From a shoot with a model, how many keepers do you feel makes the shoot successful?
How many different photos do you aim for?
Get those 'in the can', and it's a success.
For something to be called a success, it must have results that meet or exceed the pre-established criteria. If you list your criteria, and then show us the pix from a shoot, we could probably help you determine whether or not the shoot was successful. Whatever we on the forums might tell you about how many keepers you should have will not really help you. 1) You need to state your own criteria, and not give too much importance to anyone else's, and 2) Anything we say will just be opinion anyhow.
I don't shoot a ton of staged people photography, but when I do, the number of photos I hope to get will vary greatly depending on, well.......what I want to get. This can range from one to many. However, if you at least make every shot a likely "keeper," then all that is left is finding the one with the best of the minute variations that occur between shots. (Wind blows and then stops, expressions change, etc.) In other words, don't even take the picture if you don't think it has a chance to be a "keeper," and damned near all of them are "keepers." All you have to do is pick the one with the details that you like best for your intended purpose.
I just talked to my ex girlfriend yesterday. She is a big muckity-muck photo editor for the AP with about 15 years combined experience between Allsport, Getty, and AP. I was talking about shooting journalistic pix for weddings, and how I keep about 50% of my pix. She said that in the film days for wire services, 1 or 2 pix that were worth being transmitted out of a roll of 36 was considered good solid work in a news situation. Now, with digital, she says over 90% gets trashed. However, this is in news/sports situations, in which each picture only happens once. If you are doing a staged shoot, I think you should have very little waste that is not caused by technical flaws.
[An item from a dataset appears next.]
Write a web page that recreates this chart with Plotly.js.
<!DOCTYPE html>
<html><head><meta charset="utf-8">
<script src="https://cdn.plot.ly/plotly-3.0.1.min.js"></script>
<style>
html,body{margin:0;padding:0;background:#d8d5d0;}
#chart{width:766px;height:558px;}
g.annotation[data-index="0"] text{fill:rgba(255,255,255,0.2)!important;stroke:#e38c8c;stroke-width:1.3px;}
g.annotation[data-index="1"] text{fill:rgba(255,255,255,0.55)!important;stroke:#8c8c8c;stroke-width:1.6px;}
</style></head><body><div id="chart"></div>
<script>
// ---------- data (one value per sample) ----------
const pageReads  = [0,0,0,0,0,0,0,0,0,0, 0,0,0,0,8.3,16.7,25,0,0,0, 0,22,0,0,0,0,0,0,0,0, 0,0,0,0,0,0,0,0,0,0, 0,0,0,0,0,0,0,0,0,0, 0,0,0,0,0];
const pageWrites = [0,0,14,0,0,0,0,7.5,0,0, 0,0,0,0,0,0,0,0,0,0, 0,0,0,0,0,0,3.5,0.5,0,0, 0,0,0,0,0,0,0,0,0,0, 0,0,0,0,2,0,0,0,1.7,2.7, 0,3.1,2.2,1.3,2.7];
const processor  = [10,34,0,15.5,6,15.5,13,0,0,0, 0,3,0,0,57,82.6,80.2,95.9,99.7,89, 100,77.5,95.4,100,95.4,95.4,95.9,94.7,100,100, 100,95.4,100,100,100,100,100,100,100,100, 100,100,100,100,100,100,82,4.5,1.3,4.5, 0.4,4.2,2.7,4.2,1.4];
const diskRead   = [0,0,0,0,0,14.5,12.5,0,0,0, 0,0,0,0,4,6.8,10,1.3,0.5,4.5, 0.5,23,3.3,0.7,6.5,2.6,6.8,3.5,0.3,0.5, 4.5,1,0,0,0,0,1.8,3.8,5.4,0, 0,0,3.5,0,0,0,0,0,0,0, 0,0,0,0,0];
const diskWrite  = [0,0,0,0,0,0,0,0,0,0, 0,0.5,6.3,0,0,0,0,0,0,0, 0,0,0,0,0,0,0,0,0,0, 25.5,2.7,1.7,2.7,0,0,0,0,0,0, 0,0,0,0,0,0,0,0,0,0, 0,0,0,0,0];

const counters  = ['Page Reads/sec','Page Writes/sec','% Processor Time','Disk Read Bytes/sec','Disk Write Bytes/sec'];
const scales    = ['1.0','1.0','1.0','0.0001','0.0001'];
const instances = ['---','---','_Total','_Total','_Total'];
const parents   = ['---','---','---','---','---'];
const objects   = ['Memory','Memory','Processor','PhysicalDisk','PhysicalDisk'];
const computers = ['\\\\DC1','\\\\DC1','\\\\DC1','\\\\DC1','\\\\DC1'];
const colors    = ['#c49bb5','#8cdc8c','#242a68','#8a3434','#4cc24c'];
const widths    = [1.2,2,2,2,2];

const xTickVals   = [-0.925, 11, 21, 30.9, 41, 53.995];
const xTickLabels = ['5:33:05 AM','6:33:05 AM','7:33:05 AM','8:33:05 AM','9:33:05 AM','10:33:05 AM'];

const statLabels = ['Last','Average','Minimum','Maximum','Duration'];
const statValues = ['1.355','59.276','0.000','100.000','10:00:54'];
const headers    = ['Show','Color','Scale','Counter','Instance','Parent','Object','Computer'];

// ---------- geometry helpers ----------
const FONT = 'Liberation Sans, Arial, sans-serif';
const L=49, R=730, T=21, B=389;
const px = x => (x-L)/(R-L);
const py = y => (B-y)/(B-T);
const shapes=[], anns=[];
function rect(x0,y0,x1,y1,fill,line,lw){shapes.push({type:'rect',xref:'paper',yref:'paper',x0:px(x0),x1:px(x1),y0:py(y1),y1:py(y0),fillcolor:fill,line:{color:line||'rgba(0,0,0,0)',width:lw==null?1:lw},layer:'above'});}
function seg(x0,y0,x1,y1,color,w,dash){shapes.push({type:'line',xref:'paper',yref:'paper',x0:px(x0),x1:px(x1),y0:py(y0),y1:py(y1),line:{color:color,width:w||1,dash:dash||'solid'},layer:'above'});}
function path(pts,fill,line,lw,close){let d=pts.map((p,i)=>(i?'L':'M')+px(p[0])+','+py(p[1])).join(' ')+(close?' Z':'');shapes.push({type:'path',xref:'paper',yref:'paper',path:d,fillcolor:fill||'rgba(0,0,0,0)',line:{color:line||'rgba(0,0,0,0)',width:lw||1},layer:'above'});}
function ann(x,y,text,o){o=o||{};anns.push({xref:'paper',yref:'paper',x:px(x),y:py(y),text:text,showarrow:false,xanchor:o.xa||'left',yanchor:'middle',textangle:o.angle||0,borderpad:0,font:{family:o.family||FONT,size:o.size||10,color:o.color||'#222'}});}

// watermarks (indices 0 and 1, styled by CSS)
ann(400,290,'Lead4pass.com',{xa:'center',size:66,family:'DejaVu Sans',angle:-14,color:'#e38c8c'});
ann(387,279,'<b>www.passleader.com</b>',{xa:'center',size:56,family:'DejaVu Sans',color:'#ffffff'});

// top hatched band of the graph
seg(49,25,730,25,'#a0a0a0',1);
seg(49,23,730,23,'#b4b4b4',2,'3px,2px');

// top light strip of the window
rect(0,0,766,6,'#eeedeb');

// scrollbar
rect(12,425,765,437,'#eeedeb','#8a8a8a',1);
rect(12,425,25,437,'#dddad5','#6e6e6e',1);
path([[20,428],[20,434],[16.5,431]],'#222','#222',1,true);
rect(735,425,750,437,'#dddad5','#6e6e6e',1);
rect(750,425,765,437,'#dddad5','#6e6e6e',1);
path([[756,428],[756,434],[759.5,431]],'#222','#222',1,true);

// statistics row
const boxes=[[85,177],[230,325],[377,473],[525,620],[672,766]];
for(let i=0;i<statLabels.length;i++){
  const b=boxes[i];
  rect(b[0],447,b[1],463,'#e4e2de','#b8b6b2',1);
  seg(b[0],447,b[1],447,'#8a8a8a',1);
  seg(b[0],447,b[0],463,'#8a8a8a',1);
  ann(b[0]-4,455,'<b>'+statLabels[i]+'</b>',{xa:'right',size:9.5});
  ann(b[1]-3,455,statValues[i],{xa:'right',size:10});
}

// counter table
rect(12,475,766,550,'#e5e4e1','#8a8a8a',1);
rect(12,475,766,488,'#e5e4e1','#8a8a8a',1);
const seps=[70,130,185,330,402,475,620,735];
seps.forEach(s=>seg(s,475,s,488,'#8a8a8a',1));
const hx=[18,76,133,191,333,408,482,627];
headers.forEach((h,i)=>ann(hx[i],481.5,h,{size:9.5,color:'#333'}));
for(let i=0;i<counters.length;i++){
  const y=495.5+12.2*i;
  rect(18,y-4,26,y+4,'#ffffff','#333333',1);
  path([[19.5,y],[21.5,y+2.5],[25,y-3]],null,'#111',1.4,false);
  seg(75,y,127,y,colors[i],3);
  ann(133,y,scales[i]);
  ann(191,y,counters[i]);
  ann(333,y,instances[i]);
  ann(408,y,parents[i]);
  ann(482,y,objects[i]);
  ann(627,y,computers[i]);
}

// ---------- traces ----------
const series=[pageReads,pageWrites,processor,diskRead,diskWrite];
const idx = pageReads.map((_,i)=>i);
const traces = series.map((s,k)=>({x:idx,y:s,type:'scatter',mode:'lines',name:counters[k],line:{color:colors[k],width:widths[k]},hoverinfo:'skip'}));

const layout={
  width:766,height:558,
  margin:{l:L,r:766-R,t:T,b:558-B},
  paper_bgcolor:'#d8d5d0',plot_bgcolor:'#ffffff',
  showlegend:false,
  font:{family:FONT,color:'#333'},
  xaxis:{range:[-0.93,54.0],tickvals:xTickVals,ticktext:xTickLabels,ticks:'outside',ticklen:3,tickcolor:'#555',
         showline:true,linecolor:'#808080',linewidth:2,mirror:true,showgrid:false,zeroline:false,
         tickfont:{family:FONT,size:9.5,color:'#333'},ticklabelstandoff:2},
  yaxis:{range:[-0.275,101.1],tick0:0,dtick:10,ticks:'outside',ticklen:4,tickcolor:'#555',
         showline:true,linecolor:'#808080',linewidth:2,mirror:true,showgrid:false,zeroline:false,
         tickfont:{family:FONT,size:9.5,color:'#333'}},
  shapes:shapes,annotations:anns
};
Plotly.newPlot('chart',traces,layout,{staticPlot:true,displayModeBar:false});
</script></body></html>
You have all the control in the world to get timing and composition right, so everything should be close to right on in those regards, IMHO.
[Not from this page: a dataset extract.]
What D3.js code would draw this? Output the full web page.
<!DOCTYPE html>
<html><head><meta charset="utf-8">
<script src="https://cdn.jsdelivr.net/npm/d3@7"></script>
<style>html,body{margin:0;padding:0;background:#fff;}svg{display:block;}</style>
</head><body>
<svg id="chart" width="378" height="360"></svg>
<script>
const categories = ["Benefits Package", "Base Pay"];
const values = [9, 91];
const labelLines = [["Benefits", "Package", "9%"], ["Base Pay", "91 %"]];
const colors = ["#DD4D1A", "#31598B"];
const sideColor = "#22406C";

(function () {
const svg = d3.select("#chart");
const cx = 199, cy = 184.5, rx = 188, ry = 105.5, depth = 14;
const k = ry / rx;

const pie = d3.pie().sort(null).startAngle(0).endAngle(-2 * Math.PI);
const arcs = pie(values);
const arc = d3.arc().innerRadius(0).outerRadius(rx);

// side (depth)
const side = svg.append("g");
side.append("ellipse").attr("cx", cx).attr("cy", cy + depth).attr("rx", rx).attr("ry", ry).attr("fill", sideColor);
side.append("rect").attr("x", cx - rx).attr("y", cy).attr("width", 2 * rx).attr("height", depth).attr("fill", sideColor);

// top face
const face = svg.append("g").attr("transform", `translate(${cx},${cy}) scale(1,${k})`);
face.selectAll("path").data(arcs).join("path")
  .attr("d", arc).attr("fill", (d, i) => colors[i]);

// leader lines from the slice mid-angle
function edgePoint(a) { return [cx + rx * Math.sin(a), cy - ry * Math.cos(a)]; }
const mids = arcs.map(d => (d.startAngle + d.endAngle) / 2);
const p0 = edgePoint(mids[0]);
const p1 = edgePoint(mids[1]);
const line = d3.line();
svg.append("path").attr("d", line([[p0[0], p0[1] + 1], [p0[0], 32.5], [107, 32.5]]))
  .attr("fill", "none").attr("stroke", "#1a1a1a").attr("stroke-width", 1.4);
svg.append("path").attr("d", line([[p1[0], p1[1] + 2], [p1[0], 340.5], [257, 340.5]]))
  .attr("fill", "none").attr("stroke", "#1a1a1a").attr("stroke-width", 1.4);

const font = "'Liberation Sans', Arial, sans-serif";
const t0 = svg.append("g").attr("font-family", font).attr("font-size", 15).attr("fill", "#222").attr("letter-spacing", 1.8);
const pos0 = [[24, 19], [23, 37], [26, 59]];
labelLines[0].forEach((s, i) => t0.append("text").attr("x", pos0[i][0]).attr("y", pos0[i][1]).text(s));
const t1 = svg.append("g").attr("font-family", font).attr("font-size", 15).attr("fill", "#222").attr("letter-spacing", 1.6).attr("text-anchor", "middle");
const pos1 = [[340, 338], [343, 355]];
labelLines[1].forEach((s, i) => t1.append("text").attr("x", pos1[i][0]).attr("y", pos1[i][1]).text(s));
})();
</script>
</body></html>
I've done a fair amount of model stuff when I was building my portfolio.
It helps you get used to working "cold" with a variety of people/subjects.
Take a look at the People section of my website http://www.brucemuir.com
and I have a ton on flickr here
It really depends on how experienced the model is and if you "connect".
If I got 2 or 3 shots per look/wardrobe MU change, that I really liked and felt were portfolio worthy I was pleased.
I did a lot on location and would pick the model and communicate what I was going for.
I always welcomed input from the model also.
I should add that these early shoots were for learning and nothing solid like shooting spec work for magazine submissions.
Bruce, you have a very impressive portfolio!!! I think you understand the question I was trying to ask. How much of that work was analogue?
Thanks for the props.
I don't do alot of that type work anymore because there's not much money in it. I shot almost all the flikr work on a 20D when that camera was newish although I would shoot with a hasselblad alongside it sometimes. I would also shoot my FM2 as it was easier for me for that type work.
It's a great learning tool because outdoors at the worst part of the day it makes you really see light and how to manipulate it.
I was real green back then.
I do offer film packages for my portrait clients and try to push that but it takes a certain client that can see what WE all obviously see in a silver based workflow.
Most of my paying work these days is event work...
what about landscapes?
sorry to butt in, but for landscapes, especially the kind near sunrise,sunset,blue hour and night shots, what are your keepers? i shoot c41 negs, and find that maybe 20% are usable technically...ie acceptable exposure and sharpness. is this bad? i just started on film again recently and was wondering what the national geographic type pros would get for their keeper ratios....
If you are happy and the model is happy (and if it's a paid shoot, the client is happy), then the number of "keepers" is irrelevant.
Forget quantity; it's not a numbers game. Shoot for quality. One great shot is better than 100 good ones.